Room for improvement

Though the accreditation report was very strong, it did cite three areas in which BCS could, and are continuing to work on, improvement. The first area included strategies to address academic improvement in the growing diverse populations and economically disadvantaged groups.

The number of BCS students on the free or reduced lunch program is 55 percent, and there are 64 different languages spoken in the homes of BCS students.

Blunt pointed out that BCS is one of 14 school systems participating in the North Carolina Global Schools Network, an effort to expand global awareness and world language education. Mandarin Chinese is being taught in seven BCS High Schools and 11 international teachers from 10 different countries will be working with students at 10 different schools during the 2012-2013 school year. In addition a new Spanish immersion pilot program was started at Glen Arden this year.
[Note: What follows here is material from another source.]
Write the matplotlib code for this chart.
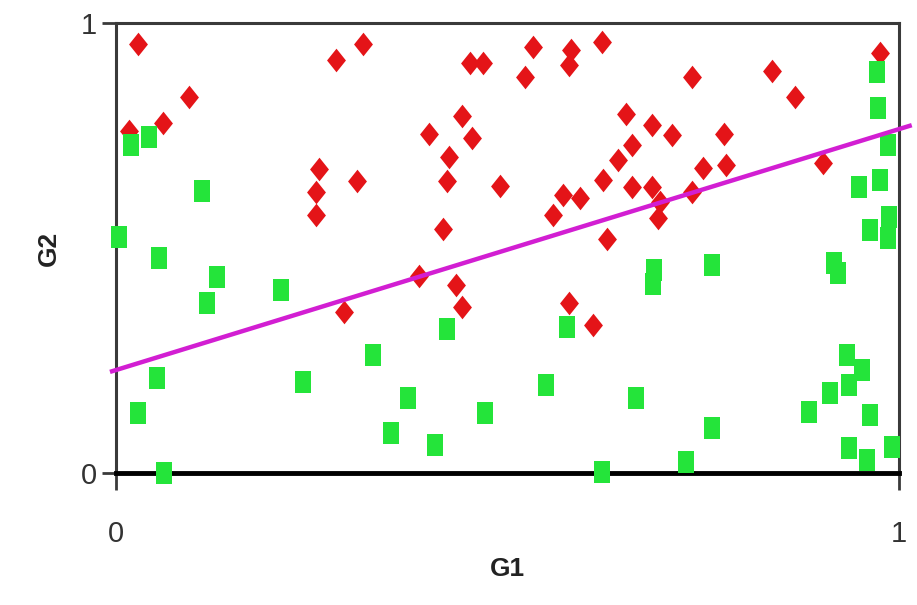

The BCS Board of Education has recently approved a free breakfast program in order to address the hunger issue which affects academic achievement for many students.

Another area of improvement suggested by the report included more measurable outcomes statements in the district’s School Improvement Plans and the district’s Strategic Plan. The third area of recommendation included more transparency in the area of school improvement and individual students’ progress through an electronic medium. Through Parker’s work, BCS has recently received an “A” transparency rating from the John Locke Foundation. BCS is only one of two districts in the state with an A rating.

Rhinehart said despite the criticisms of a small minority who make a lot of noise, he believes that most of the parents are happy with the efforts of the school system. “There’s always room for improvement,” he said. “We’re always striving to do better.”